(Rows from a dataset of charts and code)
◆ ◆ ◆ ◆

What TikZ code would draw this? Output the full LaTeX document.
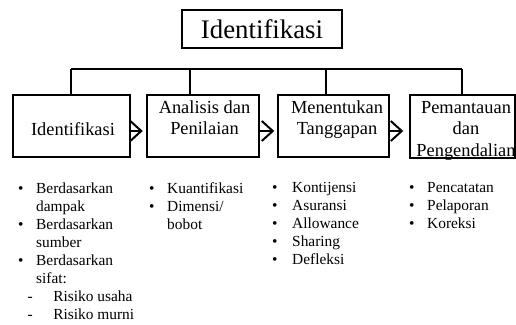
\documentclass[tikz,border=0pt]{standalone}
\usepackage{fontspec}
\setmainfont{Liberation Serif}
\usetikzlibrary{arrows.meta}
\begin{document}
\begin{tikzpicture}[x=1pt,y=-1pt,
  box/.style={draw, line width=1.5pt, inner sep=0pt},
  boxtext/.style={inner sep=0pt, anchor=base, font=\fontsize{18.4}{21.5}\selectfont},
  listtext/.style={inner sep=0pt, anchor=base west, font=\fontsize{15.4}{18}\selectfont},
  bus/.style={line width=1.5pt},
  arr/.style={line width=1.6pt, -{Straight Barb[length=11pt,width=20pt,line width=2pt]}}
]
\useasboundingbox (0,0) rectangle (516,324);
% title
\node[box, minimum width=160pt, minimum height=38pt, font=\fontsize{26.8}{30}\selectfont] (title) at (262,29) {Identifikasi};
% boxes
\node[box, minimum width=117pt, minimum height=62pt] (b1) at (71.5,126) {};
\node[box, minimum width=112pt, minimum height=62pt] (b2) at (203,126) {};
\node[box, minimum width=111pt, minimum height=62pt] (b3) at (333.5,126) {};
\node[box, minimum width=105pt, minimum height=63pt] (b4) at (462.5,126.5) {};
% box texts
\node[boxtext] (t1) at (73,135) {Identifikasi};
\node[boxtext] (t2) at (204.5,113) {\begin{tabular}[t]{@{}c@{}}Analisis dan\\Penilaian\end{tabular}};
\node[boxtext] (t3) at (337,113) {\begin{tabular}[t]{@{}c@{}}Menentukan\\Tanggapan\end{tabular}};
\node[boxtext] (t4) at (466,113) {\begin{tabular}[t]{@{}c@{}}Pemantauan\\dan\\Pengendalian\end{tabular}};
% bus
\coordinate (j1) at (71,69);
\coordinate (j2) at (190,69);
\coordinate (j3) at (326,69);
\coordinate (j4) at (462,69);
\draw[bus] (j1) -- (j4);
\draw[bus] (j1) -- (j1 |- b1.north);
\draw[bus] (j2) -- (j2 |- b2.north);
\draw[bus] (j3) -- (j3 |- b3.north);
\draw[bus] (j4) -- (j4 |- b4.north);
% arrows
\coordinate (ay) at (0,131);
\draw[arr, shorten >=3.5pt] (b1.east |- ay) -- (b2.west |- ay);
\draw[arr, shorten >=3pt] (b2.east |- ay) -- (b3.west |- ay);
\draw[arr, shorten >=6pt, shorten <=-2pt] (b3.east |- ay) -- (b4.west |- ay);
% lists
\node[listtext] (l1) at (18,193) {\begin{tabular}[t]{@{}p{18pt}@{}l@{}}
\textbullet & Berdasarkan\\
 & dampak\\
\textbullet & Berdasarkan\\
 & sumber\\
\textbullet & Berdasarkan\\
 & sifat:\\
\multicolumn{2}{@{}l@{}}{\hspace{9.5pt}-\hspace{20.5pt}Risiko usaha}\\
\multicolumn{2}{@{}l@{}}{\hspace{9.5pt}-\hspace{20.5pt}Risiko murni}
\end{tabular}};
\node[listtext] (l2) at (149,193) {\begin{tabular}[t]{@{}p{18pt}@{}l@{}}
\textbullet & Kuantifikasi\\
\textbullet & Dimensi/\\
 & bobot
\end{tabular}};
\node[listtext] (l3) at (272,192) {\begin{tabular}[t]{@{}p{20pt}@{}l@{}}
\textbullet & Kontijensi\\
\textbullet & Asuransi\\
\textbullet & Allowance\\
\textbullet & Sharing\\
\textbullet & Defleksi
\end{tabular}};
\node[listtext] (l4) at (409,192) {\begin{tabular}[t]{@{}p{18pt}@{}l@{}}
\textbullet & Pencatatan\\
\textbullet & Pelaporan\\
\textbullet & Koreksi
\end{tabular}};
\end{tikzpicture}
\end{document}
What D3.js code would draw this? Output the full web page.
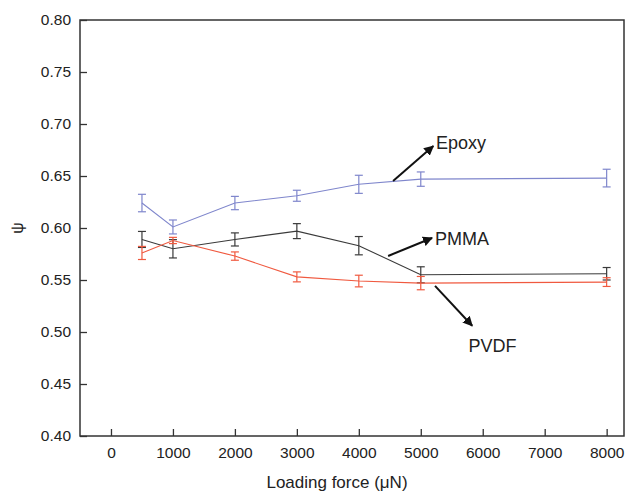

◆ ◆ ◆ ◆

GOAL OF THE EXERCISE: Every record above should be written out again without change, except that the pictures are left out.

RESPONSE TO THIS EXERCISE:
What TikZ code would draw this? Output the full LaTeX document.
\documentclass[tikz,border=0pt]{standalone}
\usepackage{fontspec}
\setmainfont{Liberation Serif}
\usetikzlibrary{arrows.meta}
\begin{document}
\begin{tikzpicture}[x=1pt,y=-1pt,
  box/.style={draw, line width=1.5pt, inner sep=0pt},
  boxtext/.style={inner sep=0pt, anchor=base, font=\fontsize{18.4}{21.5}\selectfont},
  listtext/.style={inner sep=0pt, anchor=base west, font=\fontsize{15.4}{18}\selectfont},
  bus/.style={line width=1.5pt},
  arr/.style={line width=1.6pt, -{Straight Barb[length=11pt,width=20pt,line width=2pt]}}
]
\useasboundingbox (0,0) rectangle (516,324);
% title
\node[box, minimum width=160pt, minimum height=38pt, font=\fontsize{26.8}{30}\selectfont] (title) at (262,29) {Identifikasi};
% boxes
\node[box, minimum width=117pt, minimum height=62pt] (b1) at (71.5,126) {};
\node[box, minimum width=112pt, minimum height=62pt] (b2) at (203,126) {};
\node[box, minimum width=111pt, minimum height=62pt] (b3) at (333.5,126) {};
\node[box, minimum width=105pt, minimum height=63pt] (b4) at (462.5,126.5) {};
% box texts
\node[boxtext] (t1) at (73,135) {Identifikasi};
\node[boxtext] (t2) at (204.5,113) {\begin{tabular}[t]{@{}c@{}}Analisis dan\\Penilaian\end{tabular}};
\node[boxtext] (t3) at (337,113) {\begin{tabular}[t]{@{}c@{}}Menentukan\\Tanggapan\end{tabular}};
\node[boxtext] (t4) at (466,113) {\begin{tabular}[t]{@{}c@{}}Pemantauan\\dan\\Pengendalian\end{tabular}};
% bus
\coordinate (j1) at (71,69);
\coordinate (j2) at (190,69);
\coordinate (j3) at (326,69);
\coordinate (j4) at (462,69);
\draw[bus] (j1) -- (j4);
\draw[bus] (j1) -- (j1 |- b1.north);
\draw[bus] (j2) -- (j2 |- b2.north);
\draw[bus] (j3) -- (j3 |- b3.north);
\draw[bus] (j4) -- (j4 |- b4.north);
% arrows
\coordinate (ay) at (0,131);
\draw[arr, shorten >=3.5pt] (b1.east |- ay) -- (b2.west |- ay);
\draw[arr, shorten >=3pt] (b2.east |- ay) -- (b3.west |- ay);
\draw[arr, shorten >=6pt, shorten <=-2pt] (b3.east |- ay) -- (b4.west |- ay);
% lists
\node[listtext] (l1) at (18,193) {\begin{tabular}[t]{@{}p{18pt}@{}l@{}}
\textbullet & Berdasarkan\\
 & dampak\\
\textbullet & Berdasarkan\\
 & sumber\\
\textbullet & Berdasarkan\\
 & sifat:\\
\multicolumn{2}{@{}l@{}}{\hspace{9.5pt}-\hspace{20.5pt}Risiko usaha}\\
\multicolumn{2}{@{}l@{}}{\hspace{9.5pt}-\hspace{20.5pt}Risiko murni}
\end{tabular}};
\node[listtext] (l2) at (149,193) {\begin{tabular}[t]{@{}p{18pt}@{}l@{}}
\textbullet & Kuantifikasi\\
\textbullet & Dimensi/\\
 & bobot
\end{tabular}};
\node[listtext] (l3) at (272,192) {\begin{tabular}[t]{@{}p{20pt}@{}l@{}}
\textbullet & Kontijensi\\
\textbullet & Asuransi\\
\textbullet & Allowance\\
\textbullet & Sharing\\
\textbullet & Defleksi
\end{tabular}};
\node[listtext] (l4) at (409,192) {\begin{tabular}[t]{@{}p{18pt}@{}l@{}}
\textbullet & Pencatatan\\
\textbullet & Pelaporan\\
\textbullet & Koreksi
\end{tabular}};
\end{tikzpicture}
\end{document}
What D3.js code would draw this? Output the full web page.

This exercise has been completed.